The Biden administration got involved in that showdown, expressing concern about subsequent changes to ICC code-making that administration officials said could limit the participation of city and state buildings officials, who tend to push for greater emissions reductions and efficiency measures.

Approved by an 11-3 margin by the Washington State Building Code Council on April 22, the state’s mandate was backed by environmentalists, clean energy and efficiency advocates, mayors and city officials, public health professionals, and others. It had been recommended in a 2021 energy strategy released by the state Department of Commerce.

Those groups argued that electric heat pumps would be not only better for the climate, given Washington’s hydropower-heavy grid, but also more energy efficient than most fossil fuel systems. They also pointed to analyses commissioned by state officials that concluded electrification, paired with aggressive efficiency measures, would be the least-cost path to decarbonizing buildings.

By 2031, Washington must slash buildings’ energy consumption by 70 percent under the state’s climate laws, and by 2050, its buildings should be zero carbon.

“It doesn’t make practical sense for us to be [using natural gas], if we’re trying to create energy-efficient buildings,” said Jonny Kocher, a senior associate with RMI’s carbon-free buildings program who proposed the original mandate.

“I think there was ample evidence on why we should be moving toward electrification,” he added.

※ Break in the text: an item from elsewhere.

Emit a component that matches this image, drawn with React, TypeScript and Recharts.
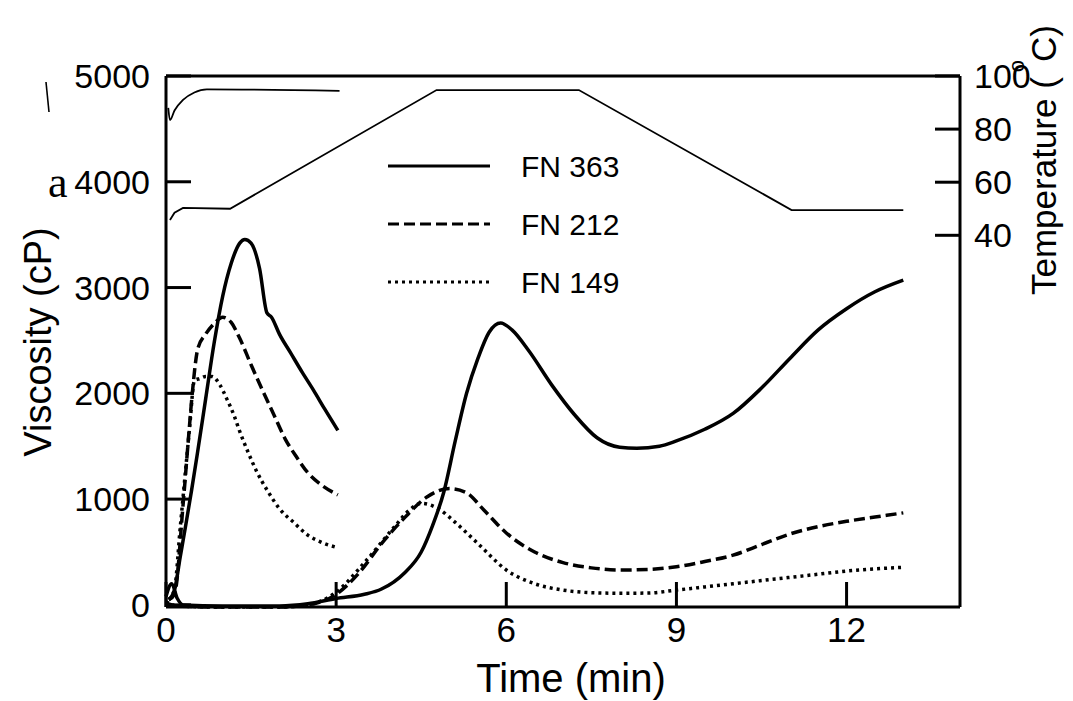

The mandate is less expansive than the gas bans enacted by many cities, since it excludes single-family residences and smaller apartments. Much of the state’s eastern zone was excluded, too, due to lower temperatures that could make heat pumps less cost-effective. It also allowed 50 percent of water heating needs in new commercial buildings, as well as stoves, to be served by fossil fuels.

Still, the changes are drawing condemnation from gas utilities, real estate interests and building trades unions, which predict the mandate would drive up costs, threaten the grid, and unfairly block the use of natural gas and lower-carbon substitutes like biomethane and hydrogen.

In a March 12 comment, the Northwest Gas Association said the code process was “inherently flawed, deeply biased and blithely indifferent to the very real issues and concerns raised by building and utility experts who work in this space every day.” The group added that the mandate was “ill-considered” and would not reduce greenhouse gas emissions as advertised. The association represents major gas utilities like Cascade Natural Gas and Puget Sound Energy as well as pipeline companies like TC Energy Corp.

In a separate comment, the Spokane Home Builders Association predicted that “being one of the first states to adopt an outright ban on natural gas and propane in multi-family construction will hurt the lowest-income families in our state.”

“It is ludicrous to think that while we are in the middle of a housing crisis … that we would make rental housing even more expensive,” wrote Jennifer Thomas, the group’s government affairs director.

‘The writing on the wall’

The Washington plan follows laws in dozens of prominent U.S. cities on the East and West coasts that have banned fossil fuels across a wider scope of new buildings as a way to stop emissions from growing in coming years. Twenty states have gone in the other direction, prohibiting cities from restricting oil and gas heat.

Advocates may soon try to expand the scope of the Washington mandate to single-family homes and other residences. The State Building Code Council is due to update residential building codes before the end of the year.

Kocher, of RMI, said he thought that Washington’s plan might inspire some state legislatures to act, for the first time, to pass similar legislation for new buildings.

“I wouldn’t be surprised if some legislative body sees the writing on the wall and moves forward and bypasses these regulatory processes,” he said.

New York’s Legislature could be a candidate to do so, according to observers. Democratic Gov. Kathy Hochul has said she backs a statewide gas ban for most new buildings, as New York City did late last year, and the Democratic state speaker, Andrea Stewart-Cousins, supports the idea as well.

A gas ban failed to make it into the state’s budget last month, however, due to opposition from the state’s Democratic-controlled Assembly. That led green groups to accuse the Assembly’s leader of holding up climate action.

The Assembly’s energy committee said it would hold a hearing on all-electric buildings on May 12, signaling that it might eventually try to pass a bill.

In Washington, the 2021 energy strategy put out by state officials did leave room for the fossil fuel industry’s preferred solutions for building decarbonization, recommending that the gas industry scale up biomethane and hydrogen resources to help cut emissions in existing buildings.

The strategy concluded, however, that for the state to meet its climate goals, it would have to execute “a shift to 100% sales of high-efficiency electric equipment by 2030” for building heat.

Kocher said he hoped that all-electric mandates could eventually make heat pumps the norm for retrofits of existing buildings, as well as new buildings that weren’t covered by the latest building codes. “That’s the direction we’re hoping this will take things.”